Tuesday, February 20, 2007

On Lessons and Classes

Recently I started taking guitar lessons, a drawing class, and (sometimes) a yoga class. For Christmas, I bought D woodworking lessons in Connecticut. We went there and she made a beautiful and subtly crafted walnut jewelry box.

I've been thinking about lessons. When I was younger, maybe as recently as seven or eight years ago, I had this ill-informed notion that taking lessons was a sign of weakness. The cluster of concepts was vast and sprawling and included such utterly stupid ideas as: "Anybody who ever did anything truly interesting never took lessons" and "Those who can, do. Those who can't, teach."

I have taken guitar lessons a couple of times in my life before now. Once with a great guy called Larry Bader, who taught from an apartment on St. Marks Place in the East Village. He had played backup and studio sessions with, seemingly, EVERYBODY, including (for some reason this is the only one I can remember) Mavis Staples. He had me listening to and learning Freddy King solos, which I was only sort of interested in at the time. More importantly, my very sketchy knowledge of music and what I wanted out of guitar lessons, coupled with my aforementioned weirdness about lessons in general, made learning anything at all from him very difficult. At some point, I think, I just stopped showing up.

In Santa Fe, I was studying with a guy named Tom who taught fingerstyle blues and folk. That was cool. Those lessons changed the way I play guitar. Still, in my shame at ever having been lame enough to have taken lessons in the first place, I think I just disappeared on him, too, at some point.

See, I used to think that lessons must be bad for you because they felt good. Because you felt like you were learning something. Does that make sense? No? It doesn't make a bit of sense to me, either.

Onto the good stuff: I now know that (if the teacher is good and good for you, and it's a subject you're into) Lessons are AWESOME! I also know that it is pure idiocy to think that you cannot learn anything meaningful with another person's help. A good teacher (and there are many of them out there, in many different disciplines) can be absolutely essential, even, probably, if you are a prodigy/wunderkind/complete genius, which I am not:)

FACT: After a wonderful yoga class on Sunday, I felt utterly relaxed, clear and focused for the whole day. The next morning I was a raving lunatic again, but, man, those eight hours were nice...:)

FACT: My guitar playing is getting much more subtle and beautiful under the tutelage of Mr. Jack Baker of the "Fretted Instruments School of Folk Music" (www.frettedinstrumentsnyc.com). He's teaching me old Mississippi John Hurt tunes and other level-appropriate fingerstyle folk/blues songs. The "curriculum" is organized intelligently, so that each new piece steps up the difficulty in a particular way--teaching me new chords, forcing me to make faster hand-position shifts. In short, I'm learning.

Now the skeptics among you might aver that I could have taught myself this same material with old records or sheet music. I mean, isn't that what the greats did? Listen over and over to old records and figure them out? Isn't that the REAL way to learn?
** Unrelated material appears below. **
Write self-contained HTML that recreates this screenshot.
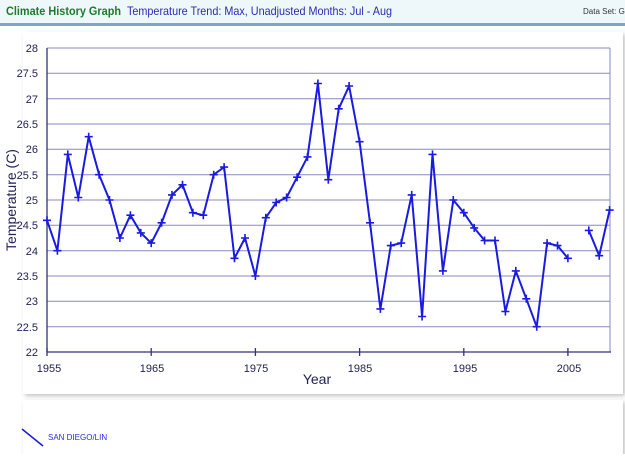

Maybe so. All I know is that I wasn't doing that, couldn't bring myself to do that in any consistent way, and I AM doing this, consistently and with joy. As a matter of fact, I would be much obliged if someone could point out to me the motherfucker who poisoned me with these ideas a couple of decades ago, so that I could a) throttle him , b) ask him what in God's name he could possibly have been thinking or c) both, simultaneously.

Am I the only one out here who grew up thinking like this? Literally not believing in the concept of Learning? Believing that unless you cut a tree down and whittled a guitar out of it, you were not a musician? That unless your dreams were tormented by whirling vortices of words, you were not a writer? Where do these ideas come from?

Art is special. By "Art," I mean writing, music, visual art, theatre, even original thought as expressed in, for example, a shimmeringly brilliant blog post. You must "feel" it, "know" it, if you want to be more than a technician. But a good teacher can guide you in both ways--pushing you technically and helping you to stay connected to that intangible thing that makes it worth doing in the first place.

You can't "teach" art, where "teach" means to give somebody something whole cloth, from the outside in. In this sense, you can't teach much, except for maybe flipping hamburgers (although I'm sure there's a Zen to that, too, if you look for it...). But you absolutely definitely undeniably CAN encourage its development. That's what a great teacher (who also happens to be a right teacher for YOU), can do. She or he can encourage that small, quiet voice that wants to speak out loudly and confidently but is afraid of being laughed at or is just unsure of how, where, and when to go about it.

And may all those who teach people otherwise be devoured by an army of scorpions.